Working from the top of the listing below, retype each line through the line containing "const areaTickText1 = ['.1833', '1.833', '3.667'];", both included, with no pictures.

** BEGIN RECORDED DATA **

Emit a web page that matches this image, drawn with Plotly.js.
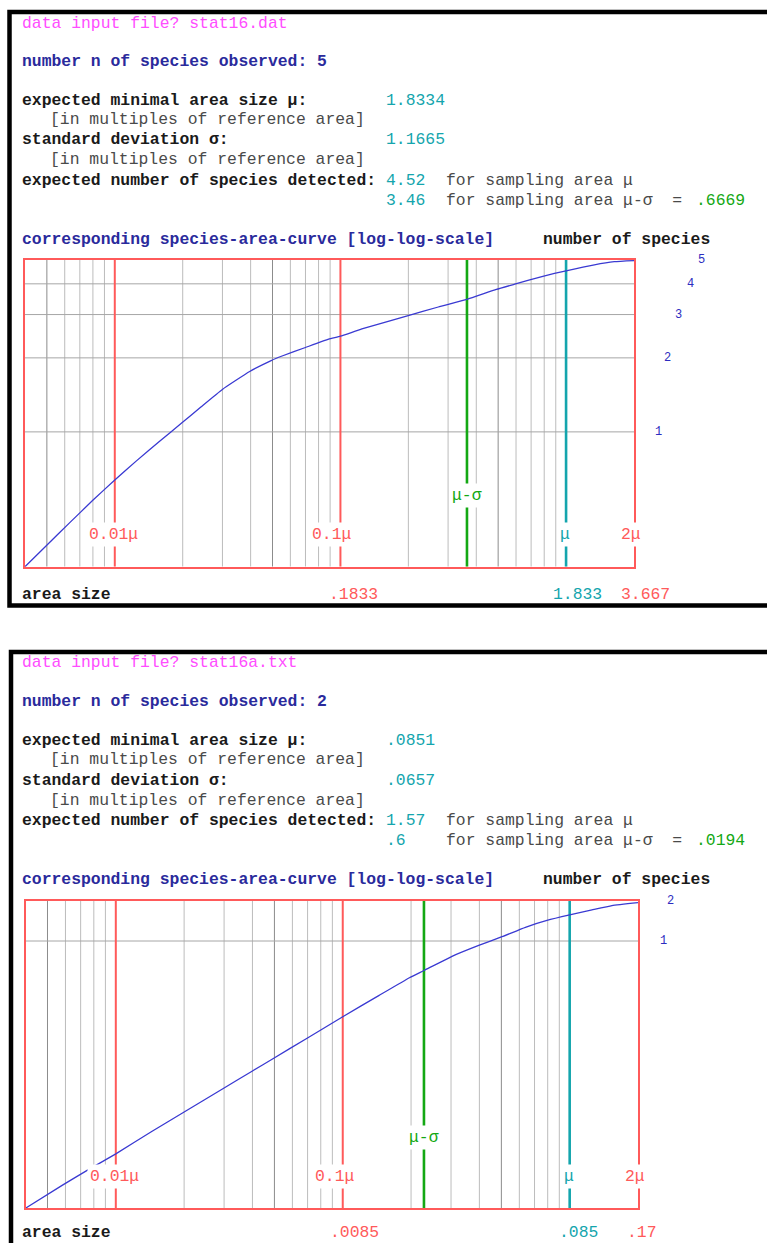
<!DOCTYPE html>
<html>
<head>
<meta charset="utf-8">
<script src="https://cdn.plot.ly/plotly-3.0.1.min.js"></script>
<style>
  html, body { margin: 0; padding: 0; background: #ffffff; }
  #chart { width: 767px; height: 1243px; }
</style>
</head>
<body>
<div id="chart"></div>
<script>
// ---------- run 1: stat16.dat ----------
const file1 = 'stat16.dat';
const nObserved1 = 5;
const mu1 = 1.8334;
const sigma1 = 1.1665;
const muMinusSigma1 = 0.6669;
const expAtMu1 = 4.52;
const expAtMuSigma1 = 3.46;
const valueText1 = { mu: '1.8334', sigma: '1.1665', expMu: '4.52', expMuSigma: '3.46', muSigma: '.6669' };
const area1 = [0.007334, 0.00897, 0.01155, 0.01465, 0.018334, 0.0228, 0.02888, 0.03638, 0.04413,
  0.05495, 0.07262, 0.09042, 0.1011, 0.1283, 0.1626, 0.18334, 0.2282, 0.3629, 0.4976,
  muMinusSigma1, 0.8999, 1.085, 1.4465, mu1, 2.447, 2.999, 3.6668];
const species1 = [0.283, 0.3398, 0.4265, 0.5269, 0.6377, 0.7605, 0.9138, 1.089, 1.262,
  1.488, 1.760, 1.950, 2.035, 2.204, 2.383, 2.45, 2.621, 2.963, 3.22,
  expAtMuSigma1, 3.794, 3.986, 4.293, expAtMu1, 4.78, 4.92, 4.97];
const speciesTicks1 = [1, 2, 3, 4, 5];
const areaTickText1 = ['.1833', '1.833', '3.667'];

// ---------- run 2: stat16a.txt ----------
const file2 = 'stat16a.txt';
const nObserved2 = 2;
const mu2 = 0.0851;
const sigma2 = 0.0657;
const muMinusSigma2 = 0.0194;
const expAtMu2 = 1.57;
const expAtMuSigma2 = 0.6;
const valueText2 = { mu: '.0851', sigma: '.0657', expMu: '1.57', expMuSigma: '.6', muSigma: '.0194' };
const area2 = [0.0003404, 0.0004935, 0.000647, 0.000851, 0.00123, 0.001667, 0.0025, 0.00339,
  0.004226, 0.005927, 0.00851, 0.01226, 0.01674, muMinusSigma2, 0.02579, 0.03381, 0.04283,
  0.05429, 0.0676, mu2, 0.1067, 0.1307, 0.1702];
const species2 = [0.00975, 0.01451, 0.01915, 0.02505, 0.03706, 0.05061, 0.07671, 0.1048,
  0.1313, 0.1856, 0.2694, 0.3883, 0.5295, expAtMuSigma2, 0.7672, 0.9266, 1.077,
  1.268, 1.427, expAtMu2, 1.712, 1.844, 1.942];
const speciesTicks2 = [1, 2];
const areaTickText2 = ['.0085', '.085', '.17'];

// ---------- styling ----------
const W = 767, H = 1243;
const MONO = '"Liberation Mono", "DejaVu Sans Mono", monospace';
const FS = 16.4;
const C = {
  magenta: '#ff4dff', blue: '#2a2a9c', black: '#1a1a1a', gray: '#4a4a4a',
  cyan: '#14a5ad', green: '#14a814', red: '#ff5a5a', curve: '#3a3ad2',
  gridLight: '#bcbcbc', gridDark: '#8c8c8c', gridH: '#a6a6a6', tick: '#2c2cc0'
};
const px = x => x / W;
const py = y => 1 - y / H;

// screen geometry of each block
const geo1 = {
  frame: { left: 9.5, top: 12, bottom: 605.5 },
  plot: { left: 25, right: 634, top: 260, bottom: 566.7 },
  rows: { file: 23.3, n: 61.7, mu: 100, unit1: 119.5, sd: 140, unit2: 159.5, exp: 180, exp2: 200, curve: 239.3, foot: 594 },
  labelY: 534, labelSigmaY: 496,
  tickX: { 1: 658, 2: 667, 3: 678, 4: 690, 5: 701 },
  footX: [328, 552, 620]
};
const geo2 = {
  frame: { left: 11, top: 652, bottom: 1290 },
  plot: { left: 25.5, right: 638, top: 901, bottom: 1208.3 },
  rows: { file: 662.7, n: 701.7, mu: 740, unit1: 759.5, sd: 780, unit2: 800, exp: 820, exp2: 840, curve: 879.3, foot: 1232.5 },
  labelY: 1176, labelSigmaY: 1137.7,
  tickX: { 1: 663, 2: 670 },
  footX: [329, 558, 626]
};

const traces = [];
const annotations = [];
const shapes = [];
const layout = {
  width: W, height: H,
  margin: { l: 0, r: 0, t: 0, b: 0, pad: 0 },
  paper_bgcolor: '#ffffff', plot_bgcolor: '#ffffff',
  showlegend: false, hovermode: false
};

function txt(x, y, text, color, bold) {
  annotations.push({
    xref: 'paper', yref: 'paper', x: px(x), y: py(y),
    xanchor: 'left', yanchor: 'middle', showarrow: false, borderpad: 0,
    text: text,
    font: { family: MONO, size: FS, color: color, weight: bold ? 'bold' : 'normal' }
  });
}

function lineTrace(xs, ys, color, width, xa, ya) {
  return {
    type: 'scatter', mode: 'lines', x: xs, y: ys, xaxis: xa, yaxis: ya,
    line: { color: color, width: width }, hoverinfo: 'skip', connectgaps: false
  };
}

function panel(d, g, suffix) {
  const xa = 'x' + suffix, ya = 'y' + suffix;
  const xmin = d.area[0];
  const xmax = 2 * d.mu;
  const ymin = d.species[0];
  const ymax = d.n;

  // vertical grid at k * 10^e * mu
  const gl = { x: [], y: [] }, gd = { x: [], y: [] };
  [0.001, 0.01, 0.1, 1].forEach(b => {
    for (let k = 2; k <= 9; k++) {
      const v = k * b * d.mu;
      if (v <= xmin * 1.001 || v >= xmax * 0.999) continue;
      const tgt = (k === 5) ? gd : gl;
      tgt.x.push(v, v, null); tgt.y.push(ymin, ymax, null);
    }
  });
  traces.push(lineTrace(gl.x, gl.y, C.gridLight, 1, xa, ya));
  traces.push(lineTrace(gd.x, gd.y, C.gridDark, 1, xa, ya));

  // horizontal grid at whole species counts
  const gh = { x: [], y: [] };
  d.ticks.forEach(t => { if (t < ymax) { gh.x.push(xmin, xmax, null); gh.y.push(t, t, null); } });
  traces.push(lineTrace(gh.x, gh.y, C.gridH, 1, xa, ya));

  // decade markers 0.01 mu and 0.1 mu
  traces.push(lineTrace([0.01 * d.mu, 0.01 * d.mu, null, 0.1 * d.mu, 0.1 * d.mu],
    [ymin, ymax, null, ymin, ymax], C.red, 2, xa, ya));
  // mu - sigma and mu
  traces.push(lineTrace([d.muSigma, d.muSigma], [ymin, ymax], C.green, 2.6, xa, ya));
  traces.push(lineTrace([d.mu, d.mu], [ymin, ymax], C.cyan, 2.6, xa, ya));

  // species-area curve
  traces.push({
    type: 'scatter', mode: 'lines', x: d.area, y: d.species, xaxis: xa, yaxis: ya,
    line: { color: C.curve, width: 1.3, shape: 'spline', smoothing: 0.4 }, hoverinfo: 'skip'
  });

  const axCommon = {
    type: 'log', showline: true, mirror: true, linecolor: C.red, linewidth: 2,
    ticks: '', showticklabels: false, showgrid: false, zeroline: false, fixedrange: true
  };
  layout['xaxis' + suffix] = Object.assign({}, axCommon, {
    domain: [px(g.plot.left), px(g.plot.right)], anchor: ya,
    range: [Math.log10(xmin), Math.log10(xmax)]
  });
  layout['yaxis' + suffix] = Object.assign({}, axCommon, {
    domain: [py(g.plot.bottom), py(g.plot.top)], anchor: xa,
    range: [Math.log10(ymin), Math.log10(ymax)]
  });

  // header block
  const r = g.rows;
  txt(20.5, r.file, 'data input file? ' + d.file, C.magenta, false);
  txt(20.5, r.n, 'number n of species observed: ' + d.n, C.blue, true);
  txt(20.5, r.mu, 'expected minimal area size μ:', C.black, true);
  txt(385, r.mu, d.text.mu, C.cyan, false);
  txt(49, r.unit1, '[in multiples of reference area]', C.gray, false);
  txt(20.5, r.sd, 'standard deviation σ:', C.black, true);
  txt(385, r.sd, d.text.sigma, C.cyan, false);
  txt(49, r.unit2, '[in multiples of reference area]', C.gray, false);
  txt(20.5, r.exp, 'expected number of species detected:', C.black, true);
  txt(385, r.exp, d.text.expMu, C.cyan, false);
  txt(445, r.exp, 'for sampling area μ', C.gray, false);
  txt(385, r.exp2, d.text.expMuSigma, C.cyan, false);
  txt(445, r.exp2, 'for sampling area μ-σ  =', C.gray, false);
  txt(694.7, r.exp2, d.text.muSigma, C.green, false);
  txt(20.5, r.curve, 'corresponding species-area-curve [log-log-scale]', C.blue, true);
  txt(542, r.curve, 'number of species', C.black, true);

  // footer: area size values at 0.1 mu, mu, 2 mu
  txt(20.7, r.foot, 'area size', C.black, true);
  const footColors = [C.red, C.cyan, C.red];
  d.footText.forEach((t, i) => txt(g.footX[i], r.foot, t, footColors[i], false));

  // marker names inside the plot
  const marks = [
    { v: 0.01 * d.mu, t: '0.01μ', c: C.red, y: g.labelY, s: -1 },
    { v: 0.1 * d.mu, t: '0.1μ', c: C.red, y: g.labelY, s: -8 },
    { v: d.muSigma, t: 'μ-σ', c: C.green, y: g.labelSigmaY, s: 0 },
    { v: d.mu, t: 'μ', c: C.cyan, y: g.labelY, s: -1 },
    { v: 2 * d.mu, t: '2μ', c: C.red, y: g.labelY, s: -3 }
  ];
  marks.forEach(m => annotations.push({
    xref: xa, yref: 'paper', x: Math.log10(m.v), y: py(m.y), xshift: m.s,
    xanchor: 'center', yanchor: 'middle', showarrow: false,
    text: m.t, bgcolor: '#ffffff', borderpad: 2,
    font: { family: MONO, size: FS, color: m.c }
  }));

  // species counts beside the plot
  d.ticks.forEach(t => annotations.push({
    xref: 'paper', yref: ya, x: px(g.tickX[t]), y: Math.log10(t),
    xanchor: 'center', yanchor: 'middle', showarrow: false,
    text: String(t), font: { family: MONO, size: 12, color: C.tick }
  }));

  // black frame around the block
  shapes.push({
    type: 'rect', xref: 'paper', yref: 'paper', layer: 'above',
    x0: px(g.frame.left), x1: px(W + 40), y0: py(g.frame.bottom), y1: py(g.frame.top),
    line: { color: '#000000', width: 4.5 }, fillcolor: 'rgba(0,0,0,0)'
  });
}

panel({ file: file1, n: nObserved1, mu: mu1, muSigma: muMinusSigma1, text: valueText1,
  area: area1, species: species1, ticks: speciesTicks1, footText: areaTickText1 }, geo1, '');
panel({ file: file2, n: nObserved2, mu: mu2, muSigma: muMinusSigma2, text: valueText2,
  area: area2, species: species2, ticks: speciesTicks2, footText: areaTickText2 }, geo2, '2');

layout.annotations = annotations;
layout.shapes = shapes;

Plotly.newPlot('chart', traces, layout, { staticPlot: true, displayModeBar: false });
</script>
</body>
</html>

** END RECORDED DATA **

RESULT.
Emit a web page that matches this image, drawn with Plotly.js.
<!DOCTYPE html>
<html>
<head>
<meta charset="utf-8">
<script src="https://cdn.plot.ly/plotly-3.0.1.min.js"></script>
<style>
  html, body { margin: 0; padding: 0; background: #ffffff; }
  #chart { width: 767px; height: 1243px; }
</style>
</head>
<body>
<div id="chart"></div>
<script>
// ---------- run 1: stat16.dat ----------
const file1 = 'stat16.dat';
const nObserved1 = 5;
const mu1 = 1.8334;
const sigma1 = 1.1665;
const muMinusSigma1 = 0.6669;
const expAtMu1 = 4.52;
const expAtMuSigma1 = 3.46;
const valueText1 = { mu: '1.8334', sigma: '1.1665', expMu: '4.52', expMuSigma: '3.46', muSigma: '.6669' };
const area1 = [0.007334, 0.00897, 0.01155, 0.01465, 0.018334, 0.0228, 0.02888, 0.03638, 0.04413,
  0.05495, 0.07262, 0.09042, 0.1011, 0.1283, 0.1626, 0.18334, 0.2282, 0.3629, 0.4976,
  muMinusSigma1, 0.8999, 1.085, 1.4465, mu1, 2.447, 2.999, 3.6668];
const species1 = [0.283, 0.3398, 0.4265, 0.5269, 0.6377, 0.7605, 0.9138, 1.089, 1.262,
  1.488, 1.760, 1.950, 2.035, 2.204, 2.383, 2.45, 2.621, 2.963, 3.22,
  expAtMuSigma1, 3.794, 3.986, 4.293, expAtMu1, 4.78, 4.92, 4.97];
const speciesTicks1 = [1, 2, 3, 4, 5];
const areaTickText1 = ['.1833', '1.833', '3.667'];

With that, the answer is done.